Oller was a 20th round pick of the Pittsburgh Pirates. According to him, he was never treated like a top prospect or prioritized. Oller struggled with command and confidence and posted a 6.29 ERA across A and High-A ball in 2018.

“Every time I was in the bullpen, it was like ‘please God don’t let runners be on base,’” Oller said. “If somebody’s on base, they’re scoring.”

At the end of the season, the Pirates released him. Oller was ready to retire, a thought he had had multiple times during the season. After a difficult call with his parents Mike and Sharon, where they convinced him to try independent ball, Oller picked up the sport again with the Windy City Thunderbolts in the Chicago area.
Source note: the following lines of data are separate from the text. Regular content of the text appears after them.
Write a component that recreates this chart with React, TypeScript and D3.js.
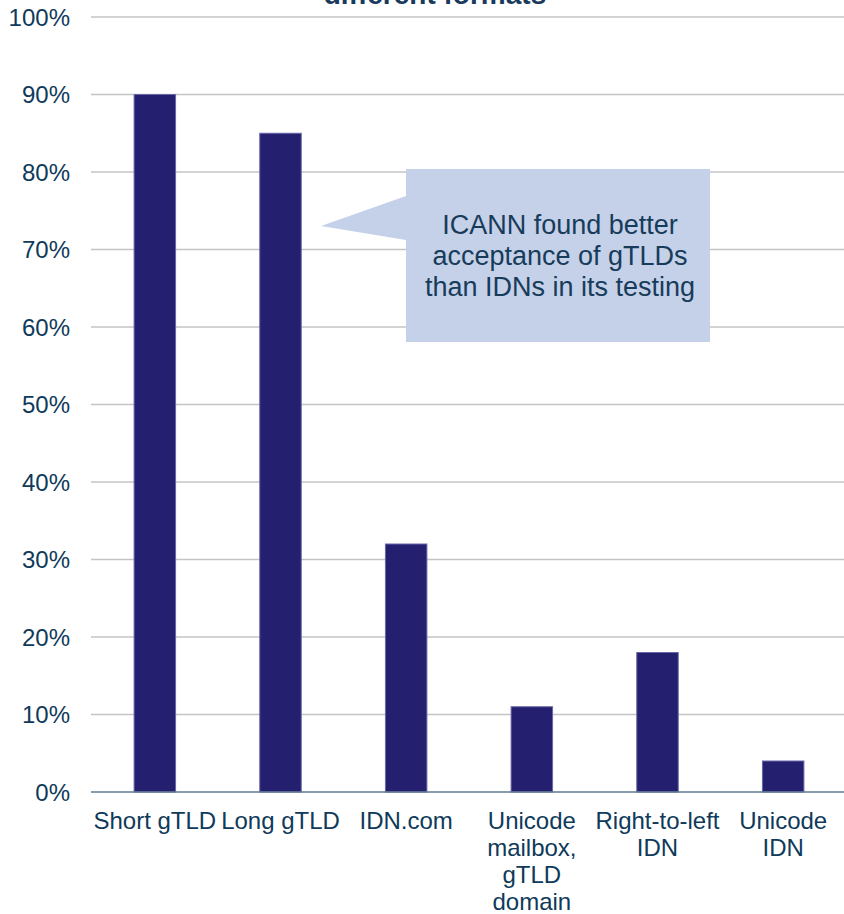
import React, { useEffect, useRef } from 'react';
import * as d3 from 'd3';

// chart data
const categories: string[][] = [
  ['Short gTLD'],
  ['Long gTLD'],
  ['IDN.com'],
  ['Unicode', 'mailbox,', 'gTLD', 'domain'],
  ['Right-to-left', 'IDN'],
  ['Unicode', 'IDN'],
];
const acceptance: number[] = [90, 85, 32, 11, 18, 4];
const yTicks: number[] = [0, 10, 20, 30, 40, 50, 60, 70, 80, 90, 100];
const titleText = 'different formats';
const calloutLines: string[] = ['ICANN found better', 'acceptance of gTLDs', 'than IDNs in its testing'];

const W = 844;
const H = 914;
const textColor = '#0f3a5a';
const font = '"Liberation Sans", Arial, sans-serif';

const App: React.FC = () => {
  const svgRef = useRef<SVGSVGElement>(null);

  useEffect(() => {
    if (!svgRef.current) return;
    const svg = d3.select(svgRef.current);
    svg.selectAll('*').remove();

    const keys = categories.map((c) => c.join(' '));

    const x = d3.scaleBand<string>()
      .domain(keys)
      .range([92, 846])
      .paddingInner(0.67)
      .paddingOuter(0.335);

    const y = d3.scaleLinear().domain([0, 100]).range([792, 17]);

    // title (mostly cut off at the top)
    svg.append('text')
      .attr('x', 435)
      .attr('y', 4)
      .attr('text-anchor', 'middle')
      .attr('font-family', font)
      .attr('font-weight', 'bold')
      .attr('font-size', 28)
      .attr('fill', '#1a3a5c')
      .text(titleText);

    // gridlines
    svg.append('g')
      .selectAll('line')
      .data(yTicks.filter((t) => t > 0))
      .enter()
      .append('line')
      .attr('x1', 91)
      .attr('x2', W)
      .attr('y1', (d) => y(d))
      .attr('y2', (d) => y(d))
      .attr('stroke', '#c4c4c4')
      .attr('stroke-width', 1.5);

    // y tick labels
    svg.append('g')
      .selectAll('text')
      .data(yTicks)
      .enter()
      .append('text')
      .attr('x', 70)
      .attr('y', (d) => y(d))
      .attr('dy', '0.36em')
      .attr('text-anchor', 'end')
      .attr('font-family', font)
      .attr('font-size', 24)
      .attr('fill', textColor)
      .text((d) => `${d}%`);

    // bars
    svg.append('g')
      .selectAll('rect')
      .data(acceptance)
      .enter()
      .append('rect')
      .attr('x', (_, i) => x(keys[i])!)
      .attr('width', x.bandwidth())
      .attr('y', (d) => y(d))
      .attr('height', (d) => y(0) - y(d))
      .attr('fill', '#241f6e')
      .attr('stroke', '#6a67a8')
      .attr('stroke-width', 1);

    // baseline
    svg.append('line')
      .attr('x1', 91)
      .attr('x2', W)
      .attr('y1', y(0))
      .attr('y2', y(0))
      .attr('stroke', '#5f7a90')
      .attr('stroke-width', 1.5);

    // category labels
    const lab = svg.append('g')
      .selectAll('text')
      .data(categories)
      .enter()
      .append('text')
      .attr('x', (_, i) => x(keys[i])! + x.bandwidth() / 2)
      .attr('y', 829)
      .attr('text-anchor', 'middle')
      .attr('font-family', font)
      .attr('font-size', 24)
      .attr('fill', textColor);
    lab.selectAll('tspan')
      .data((d) => d)
      .enter()
      .append('tspan')
      .attr('x', function () {
        return (this as SVGTSpanElement).parentElement!.getAttribute('x');
      })
      .attr('dy', (_, i) => (i === 0 ? 0 : 27))
      .text((d) => d);

    // callout
    const callout = svg.append('g');
    callout.append('path')
      .attr('d', 'M406,169 L710,169 L710,342 L406,342 L406,240 L321,226 L406,196 Z')
      .attr('fill', '#c5d0e9');
    callout.selectAll('text')
      .data(calloutLines)
      .enter()
      .append('text')
      .attr('x', 560)
      .attr('y', (_, i) => 234 + i * 31)
      .attr('text-anchor', 'middle')
      .attr('font-family', font)
      .attr('font-size', 27)
      .attr('fill', '#173c5a')
      .text((d) => d);
  }, []);

  return (
    <svg
      ref={svgRef}
      width={W}
      height={H}
      style={{ position: 'absolute', left: 0, top: 0, background: '#fff' }}
    />
  );
};

export default App;
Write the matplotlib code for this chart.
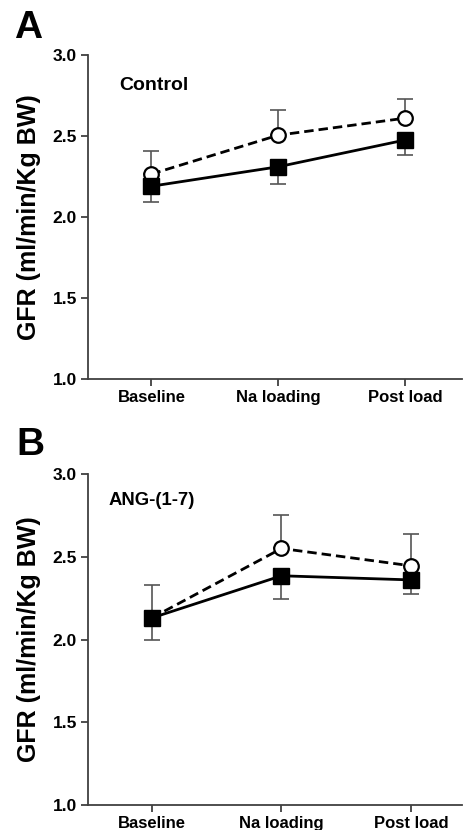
import matplotlib
matplotlib.use("Agg")
import matplotlib.pyplot as plt

plt.rcParams['font.family'] = ['Liberation Sans', 'DejaVu Sans']

categories = ["Baseline", "Na loading", "Post load"]

# Panel A (Control)
a_open = [2.265, 2.505, 2.61]
a_open_err = [0.14, 0.155, 0.12]
a_filled = [2.19, 2.31, 2.475]
a_filled_err = [0.10, 0.105, 0.095]

# Panel B (ANG-(1-7))
b_open = [2.13, 2.55, 2.445]
b_open_err = [0.20, 0.20, 0.195]
b_filled = [2.13, 2.385, 2.36]
b_filled_err = [0.13, 0.14, 0.085]

yticks = [1.0, 1.5, 2.0, 2.5, 3.0]
ytick_labels = ["1.0", "1.5", "2.0", "2.5", "3.0"]

fig = plt.figure(figsize=(4.63, 8.30), dpi=100)

W, H = 463, 830
def ax_rect(left, right, top, bottom):
    return [left / W, 1 - bottom / H, (right - left) / W, (bottom - top) / H]

spine_col = "#404040"
err_col = "#555555"

def draw(ax, openv, opene, filledv, fillede, label, xlim):
    x = list(range(len(categories)))
    # error bars (one-sided)
    ax.errorbar(x, openv, yerr=[[0]*3, opene], fmt='none', ecolor=err_col,
                elinewidth=1.2, capsize=6, capthick=1.2, zorder=2)
    ax.errorbar(x, filledv, yerr=[fillede, [0]*3], fmt='none', ecolor=err_col,
                elinewidth=1.2, capsize=6, capthick=1.2, zorder=2)
    ax.plot(x, openv, linestyle=(0, (3.4, 1.8)), color='black', linewidth=2.0,
            marker='o', markersize=10.5, markerfacecolor='white',
            markeredgecolor='black', markeredgewidth=1.6, zorder=3)
    ax.plot(x, filledv, linestyle='-', color='black', linewidth=2.0,
            marker='s', markersize=11.5, markerfacecolor='black',
            markeredgecolor='black', zorder=4)
    ax.set_ylim(1.0, 3.0)
    ax.set_xlim(*xlim)
    ax.set_yticks(yticks)
    ax.set_yticklabels(ytick_labels, fontsize=12.5, fontweight='bold')
    ax.set_xticks(x)
    ax.set_xticklabels(categories, fontsize=12, fontweight='bold')
    for s in ['top', 'right']:
        ax.spines[s].set_visible(False)
    for s in ['left', 'bottom']:
        ax.spines[s].set_color(spine_col)
        ax.spines[s].set_linewidth(1.3)
    ax.tick_params(axis='both', direction='out', length=5, width=1.3,
                   color=spine_col, pad=3)
    ax.set_ylabel("GFR (ml/min/Kg BW)", fontsize=18, fontweight='bold', labelpad=8)
    ax.text(label[1], label[2], label[0], transform=ax.transAxes,
            fontsize=label[3], fontweight='bold', ha='left', va='center')

axA = fig.add_axes(ax_rect(88, 462, 55, 379))
draw(axA, a_open, a_open_err, a_filled, a_filled_err,
     ("Control", 0.083, 0.905, 14), (-0.5, 2.45))
axB = fig.add_axes(ax_rect(88, 462, 474, 805))
draw(axB, b_open, b_open_err, b_filled, b_filled_err,
     ("ANG-(1-7)", 0.054, 0.92, 13.3), (-0.49, 2.39))

fig.text(14 / W, 1 - 28 / H, "A", fontsize=28, fontweight='bold', ha='left', va='center')
fig.text(16 / W, 1 - 445 / H, "B", fontsize=28, fontweight='bold', ha='left', va='center')

fig.savefig("out.png", dpi=100)
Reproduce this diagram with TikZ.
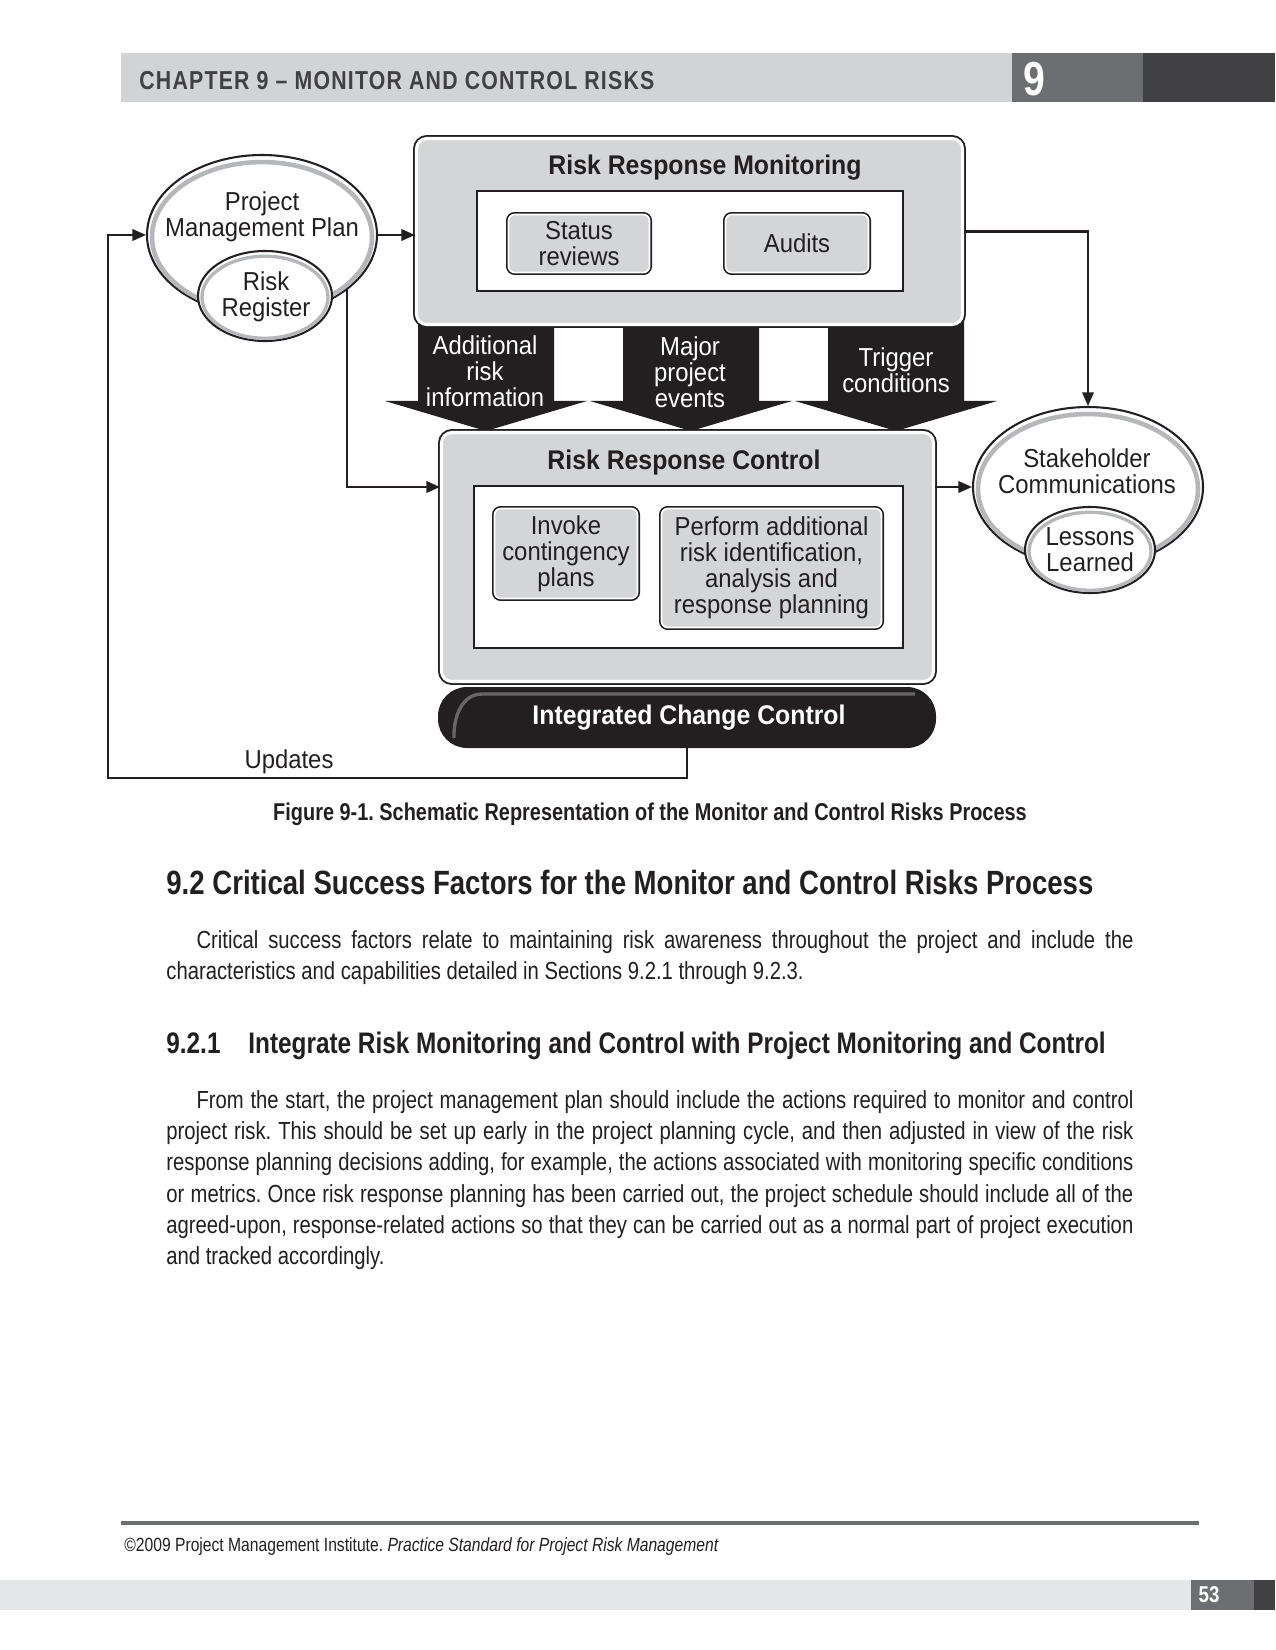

In his fourth and final start, he struck out 16 and got signed on the spot by the San Francisco Giants.

“It was freeing,” Oller said of being released. “I just went out there and had fun.”

In 2019, Oller pitched well enough in A ball to get picked up by the Mets in the minor league portion of the Rule V Draft (where teams can sign players from other systems if they are left unprotected).

“Why?” Oller said he asked of the Giants’ farm system. “I’m an independent league signing, why would the Mets want me?”

According to his parents, Mets scouts had always liked Oller, and after seeing his uptick in velocity (from 88-90, to 93-95 after working with DST coaches in the Houston Area as well as Driveline), the Mets decided they wanted him in their system.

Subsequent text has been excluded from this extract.